§ WHAT IS NEEDED: Repeat each record below exactly, dropping the pictures.

------ EXERCISE DATA

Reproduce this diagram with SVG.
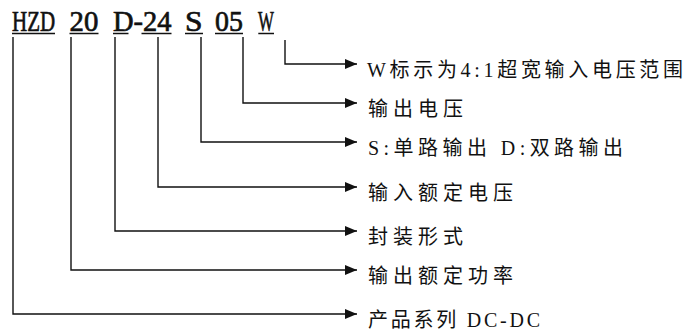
<svg xmlns="http://www.w3.org/2000/svg" width="690" height="331" viewBox="0 0 690 331">
<style>
.code{font-family:"Liberation Serif","Times New Roman",serif;font-size:30px;fill:#111;stroke:#111;stroke-width:0.7}
.ul{stroke:#111;stroke-width:1.5}
.lbl{font-family:"Liberation Serif","Noto Sans CJK SC",serif;font-size:20px;fill:#111}
.con{fill:none;stroke:#111;stroke-width:1.4}
</style>
<defs>
<marker id="arr" markerUnits="userSpaceOnUse" markerWidth="13" markerHeight="11" refX="12" refY="5.5" orient="auto">
<path d="M0,0.5 L12,5.5 L0,10.5 Z" fill="#111"/>
</marker>
</defs>
<rect width="690" height="331" fill="#fff"/>
<g id="code">
<g id="seg-HZD"><text class="code" transform="translate(12,31) scale(0.70,1)">HZD</text><line class="ul" x1="12" y1="33.5" x2="55" y2="33.5"/></g>
<g id="seg-20"><text class="code" transform="translate(69.5,31) scale(0.96,1)">20</text><line class="ul" x1="69.5" y1="33.5" x2="98.5" y2="33.5"/></g>
<g id="seg-D24"><text class="code" transform="translate(113,31) scale(0.95,1)">D-24</text><line class="ul" x1="113" y1="33.5" x2="128.5" y2="33.5"/><line class="ul" x1="141.5" y1="33.5" x2="171.5" y2="33.5"/></g>
<g id="seg-S"><text class="code" transform="translate(185,31) scale(1.05,1)">S</text><line class="ul" x1="185" y1="33.5" x2="203" y2="33.5"/></g>
<g id="seg-05"><text class="code" transform="translate(215,31) scale(0.93,1)">05</text><line class="ul" x1="215" y1="33.5" x2="243" y2="33.5"/></g>
<g id="seg-W"><text class="code" transform="translate(258,31) scale(0.56,1)">W</text><line class="ul" x1="258.3" y1="33.5" x2="274" y2="33.5"/></g>
</g>
<g id="connectors">
<polyline class="con" points="285,40 285,64 357,64" marker-end="url(#arr)"/>
<polyline class="con" points="243,37 243,103 357,103" marker-end="url(#arr)"/>
<polyline class="con" points="201,37 201,142 357,142" marker-end="url(#arr)"/>
<polyline class="con" points="158,37 158,187 357,187" marker-end="url(#arr)"/>
<polyline class="con" points="115,37 115,231 357,231" marker-end="url(#arr)"/>
<polyline class="con" points="71,37 71,270 357,270" marker-end="url(#arr)"/>
<polyline class="con" points="13,37 13,314 357,314" marker-end="url(#arr)"/>
</g>
<g id="label-W"><text class="lbl" x="367" y="77" textLength="316">W标示为4:1超宽输入电压范围</text></g>
<g id="label-05"><text class="lbl" x="368" y="116" textLength="95">输出电压</text></g>
<g id="label-S"><text class="lbl" x="368" y="155" textLength="255">S:单路输出 D:双路输出</text></g>
<g id="label-24"><text class="lbl" x="368" y="200" textLength="145">输入额定电压</text></g>
<g id="label-D"><text class="lbl" x="368" y="244" textLength="95">封装形式</text></g>
<g id="label-20"><text class="lbl" x="368" y="283" textLength="145">输出额定功率</text></g>
<g id="label-HZD"><text class="lbl" x="368" y="327" textLength="172">产品系列 DC-DC</text></g>
</svg>
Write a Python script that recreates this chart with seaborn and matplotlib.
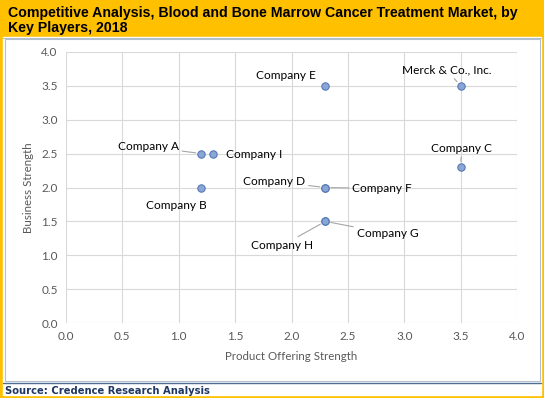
import numpy as np
import pandas as pd
import matplotlib
matplotlib.use("Agg")
import matplotlib.pyplot as plt
import seaborn as sns
from matplotlib.patches import Rectangle
from matplotlib.lines import Line2D

companies = ["Company A", "Company I", "Company B", "Company E", "Merck & Co., Inc.",
             "Company C", "Company D", "Company F", "Company G", "Company H"]
product_strength = [1.2, 1.3, 1.2, 2.3, 3.5, 3.5, 2.3, 2.3, 2.3, 2.3]
business_strength = [2.5, 2.5, 2.0, 3.5, 3.5, 2.3, 2.0, 2.0, 1.5, 1.5]

# label placement (pixel offsets from each point) and whether a leader line is drawn
label_offsets = {
    "Company A": (-53, 7, True), "Company I": (42, -1, False), "Company B": (-25, -18, False),
    "Company E": (-39, 10, False), "Merck & Co., Inc.": (-14, 16, True),
    "Company C": (1, 19, True), "Company D": (-51, 6, True), "Company F": (57, -1, True),
    "Company G": (62, -12, True), "Company H": (-43, -24, True),
}

df = pd.DataFrame({"company": companies, "x": product_strength, "y": business_strength})

sns.set_style("white")
plt.rcParams["font.family"] = ["Lato", "DejaVu Sans"]

fig = plt.figure(figsize=(5.44, 3.98), dpi=100)
W, H = 544, 398

def px(x, y, w, h):
    return (x / W, 1 - (y + h) / H, w / W, h / H)

# frame: yellow border/title band, white body
fig.patches.append(Rectangle((0, 0), 1, 1, transform=fig.transFigure, color="#FFC000", zorder=-3))
x0, y0, w0, h0 = px(3, 37, 538, 358)
fig.patches.append(Rectangle((x0, y0), w0, h0, transform=fig.transFigure, color="white", zorder=-2))
x1, y1, w1, h1 = px(4.5, 39, 535.5, 342)
fig.patches.append(Rectangle((x1, y1), w1, h1, transform=fig.transFigure, fill=False,
                             edgecolor="#B4C0D0", lw=0.8, zorder=-1))
fig.lines.append(Line2D([3 / W, 541 / W], [1 - 37.5 / H] * 2, transform=fig.transFigure,
                        color="#B4C0D0", lw=0.8))
fig.lines.append(Line2D([3 / W, 541 / W], [1 - 383 / H] * 2, transform=fig.transFigure,
                        color="#4F6E94", lw=1.0))

fig.text(8 / W, 1 - 6 / H, "Competitive Analysis, Blood and Bone Marrow Cancer Treatment Market, by\nKey Players, 2018",
         ha="left", va="top", fontsize=10.2, fontweight="bold", family="Liberation Sans",
         color="black", linespacing=1.05)
fig.text(5 / W, 1 - 390.5 / H, "Source: Credence Research Analysis", ha="left", va="center",
         fontsize=7.2, fontweight="bold", family="DejaVu Sans", color="#1F3864")

ax = fig.add_axes([66 / W, 1 - 323 / H, (517 - 66) / W, (323 - 52) / H])
sns.scatterplot(data=df, x="x", y="y", ax=ax, s=28, color="#8AA6D6", edgecolor="#5578B4",
                linewidth=0.8, zorder=3, clip_on=False)

ax.set_xlim(0, 4)
ax.set_ylim(0, 4)
ax.set_xticks(np.arange(0, 4.01, 0.5))
ax.set_yticks(np.arange(0, 4.01, 0.5))
ax.set_xticklabels([f"{v:.1f}" for v in np.arange(0, 4.01, 0.5)])
ax.set_yticklabels([f"{v:.1f}" for v in np.arange(0, 4.01, 0.5)])
ax.grid(True, color="#D9D9D9", lw=0.8)
ax.set_axisbelow(True)
for s in ax.spines.values():
    s.set_visible(False)
ax.tick_params(length=0, labelsize=8.5, labelcolor="#595959", pad=6)
ax.set_xlabel("Product Offering Strength", fontsize=8.3, color="#595959", labelpad=6)
ax.set_ylabel("Business Strength", fontsize=8.3, color="#595959", labelpad=5)

for name, xv, yv in zip(companies, product_strength, business_strength):
    dx, dy, leader = label_offsets[name]
    ap = dict(arrowstyle="-", color="#A6A6A6", lw=0.8, shrinkA=0, shrinkB=4) if leader else None
    ax.annotate(name, (xv, yv), xytext=(dx, dy), textcoords="offset pixels",
                ha="center", va="center", fontsize=8.6, color="black", arrowprops=ap)

fig.savefig("out.png", dpi=100)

------------

§ OUTPUT FOR THIS EXERCISE:
Reproduce this diagram with SVG.
<svg xmlns="http://www.w3.org/2000/svg" width="690" height="331" viewBox="0 0 690 331">
<style>
.code{font-family:"Liberation Serif","Times New Roman",serif;font-size:30px;fill:#111;stroke:#111;stroke-width:0.7}
.ul{stroke:#111;stroke-width:1.5}
.lbl{font-family:"Liberation Serif","Noto Sans CJK SC",serif;font-size:20px;fill:#111}
.con{fill:none;stroke:#111;stroke-width:1.4}
</style>
<defs>
<marker id="arr" markerUnits="userSpaceOnUse" markerWidth="13" markerHeight="11" refX="12" refY="5.5" orient="auto">
<path d="M0,0.5 L12,5.5 L0,10.5 Z" fill="#111"/>
</marker>
</defs>
<rect width="690" height="331" fill="#fff"/>
<g id="code">
<g id="seg-HZD"><text class="code" transform="translate(12,31) scale(0.70,1)">HZD</text><line class="ul" x1="12" y1="33.5" x2="55" y2="33.5"/></g>
<g id="seg-20"><text class="code" transform="translate(69.5,31) scale(0.96,1)">20</text><line class="ul" x1="69.5" y1="33.5" x2="98.5" y2="33.5"/></g>
<g id="seg-D24"><text class="code" transform="translate(113,31) scale(0.95,1)">D-24</text><line class="ul" x1="113" y1="33.5" x2="128.5" y2="33.5"/><line class="ul" x1="141.5" y1="33.5" x2="171.5" y2="33.5"/></g>
<g id="seg-S"><text class="code" transform="translate(185,31) scale(1.05,1)">S</text><line class="ul" x1="185" y1="33.5" x2="203" y2="33.5"/></g>
<g id="seg-05"><text class="code" transform="translate(215,31) scale(0.93,1)">05</text><line class="ul" x1="215" y1="33.5" x2="243" y2="33.5"/></g>
<g id="seg-W"><text class="code" transform="translate(258,31) scale(0.56,1)">W</text><line class="ul" x1="258.3" y1="33.5" x2="274" y2="33.5"/></g>
</g>
<g id="connectors">
<polyline class="con" points="285,40 285,64 357,64" marker-end="url(#arr)"/>
<polyline class="con" points="243,37 243,103 357,103" marker-end="url(#arr)"/>
<polyline class="con" points="201,37 201,142 357,142" marker-end="url(#arr)"/>
<polyline class="con" points="158,37 158,187 357,187" marker-end="url(#arr)"/>
<polyline class="con" points="115,37 115,231 357,231" marker-end="url(#arr)"/>
<polyline class="con" points="71,37 71,270 357,270" marker-end="url(#arr)"/>
<polyline class="con" points="13,37 13,314 357,314" marker-end="url(#arr)"/>
</g>
<g id="label-W"><text class="lbl" x="367" y="77" textLength="316">W标示为4:1超宽输入电压范围</text></g>
<g id="label-05"><text class="lbl" x="368" y="116" textLength="95">输出电压</text></g>
<g id="label-S"><text class="lbl" x="368" y="155" textLength="255">S:单路输出 D:双路输出</text></g>
<g id="label-24"><text class="lbl" x="368" y="200" textLength="145">输入额定电压</text></g>
<g id="label-D"><text class="lbl" x="368" y="244" textLength="95">封装形式</text></g>
<g id="label-20"><text class="lbl" x="368" y="283" textLength="145">输出额定功率</text></g>
<g id="label-HZD"><text class="lbl" x="368" y="327" textLength="172">产品系列 DC-DC</text></g>
</svg>
Write a Python script that recreates this chart with seaborn and matplotlib.
import numpy as np
import pandas as pd
import matplotlib
matplotlib.use("Agg")
import matplotlib.pyplot as plt
import seaborn as sns
from matplotlib.patches import Rectangle
from matplotlib.lines import Line2D

companies = ["Company A", "Company I", "Company B", "Company E", "Merck & Co., Inc.",
             "Company C", "Company D", "Company F", "Company G", "Company H"]
product_strength = [1.2, 1.3, 1.2, 2.3, 3.5, 3.5, 2.3, 2.3, 2.3, 2.3]
business_strength = [2.5, 2.5, 2.0, 3.5, 3.5, 2.3, 2.0, 2.0, 1.5, 1.5]

# label placement (pixel offsets from each point) and whether a leader line is drawn
label_offsets = {
    "Company A": (-53, 7, True), "Company I": (42, -1, False), "Company B": (-25, -18, False),
    "Company E": (-39, 10, False), "Merck & Co., Inc.": (-14, 16, True),
    "Company C": (1, 19, True), "Company D": (-51, 6, True), "Company F": (57, -1, True),
    "Company G": (62, -12, True), "Company H": (-43, -24, True),
}

df = pd.DataFrame({"company": companies, "x": product_strength, "y": business_strength})

sns.set_style("white")
plt.rcParams["font.family"] = ["Lato", "DejaVu Sans"]

fig = plt.figure(figsize=(5.44, 3.98), dpi=100)
W, H = 544, 398

def px(x, y, w, h):
    return (x / W, 1 - (y + h) / H, w / W, h / H)

# frame: yellow border/title band, white body
fig.patches.append(Rectangle((0, 0), 1, 1, transform=fig.transFigure, color="#FFC000", zorder=-3))
x0, y0, w0, h0 = px(3, 37, 538, 358)
fig.patches.append(Rectangle((x0, y0), w0, h0, transform=fig.transFigure, color="white", zorder=-2))
x1, y1, w1, h1 = px(4.5, 39, 535.5, 342)
fig.patches.append(Rectangle((x1, y1), w1, h1, transform=fig.transFigure, fill=False,
                             edgecolor="#B4C0D0", lw=0.8, zorder=-1))
fig.lines.append(Line2D([3 / W, 541 / W], [1 - 37.5 / H] * 2, transform=fig.transFigure,
                        color="#B4C0D0", lw=0.8))
fig.lines.append(Line2D([3 / W, 541 / W], [1 - 383 / H] * 2, transform=fig.transFigure,
                        color="#4F6E94", lw=1.0))

fig.text(8 / W, 1 - 6 / H, "Competitive Analysis, Blood and Bone Marrow Cancer Treatment Market, by\nKey Players, 2018",
         ha="left", va="top", fontsize=10.2, fontweight="bold", family="Liberation Sans",
         color="black", linespacing=1.05)
fig.text(5 / W, 1 - 390.5 / H, "Source: Credence Research Analysis", ha="left", va="center",
         fontsize=7.2, fontweight="bold", family="DejaVu Sans", color="#1F3864")

ax = fig.add_axes([66 / W, 1 - 323 / H, (517 - 66) / W, (323 - 52) / H])
sns.scatterplot(data=df, x="x", y="y", ax=ax, s=28, color="#8AA6D6", edgecolor="#5578B4",
                linewidth=0.8, zorder=3, clip_on=False)

ax.set_xlim(0, 4)
ax.set_ylim(0, 4)
ax.set_xticks(np.arange(0, 4.01, 0.5))
ax.set_yticks(np.arange(0, 4.01, 0.5))
ax.set_xticklabels([f"{v:.1f}" for v in np.arange(0, 4.01, 0.5)])
ax.set_yticklabels([f"{v:.1f}" for v in np.arange(0, 4.01, 0.5)])
ax.grid(True, color="#D9D9D9", lw=0.8)
ax.set_axisbelow(True)
for s in ax.spines.values():
    s.set_visible(False)
ax.tick_params(length=0, labelsize=8.5, labelcolor="#595959", pad=6)
ax.set_xlabel("Product Offering Strength", fontsize=8.3, color="#595959", labelpad=6)
ax.set_ylabel("Business Strength", fontsize=8.3, color="#595959", labelpad=5)

for name, xv, yv in zip(companies, product_strength, business_strength):
    dx, dy, leader = label_offsets[name]
    ap = dict(arrowstyle="-", color="#A6A6A6", lw=0.8, shrinkA=0, shrinkB=4) if leader else None
    ax.annotate(name, (xv, yv), xytext=(dx, dy), textcoords="offset pixels",
                ha="center", va="center", fontsize=8.6, color="black", arrowprops=ap)

fig.savefig("out.png", dpi=100)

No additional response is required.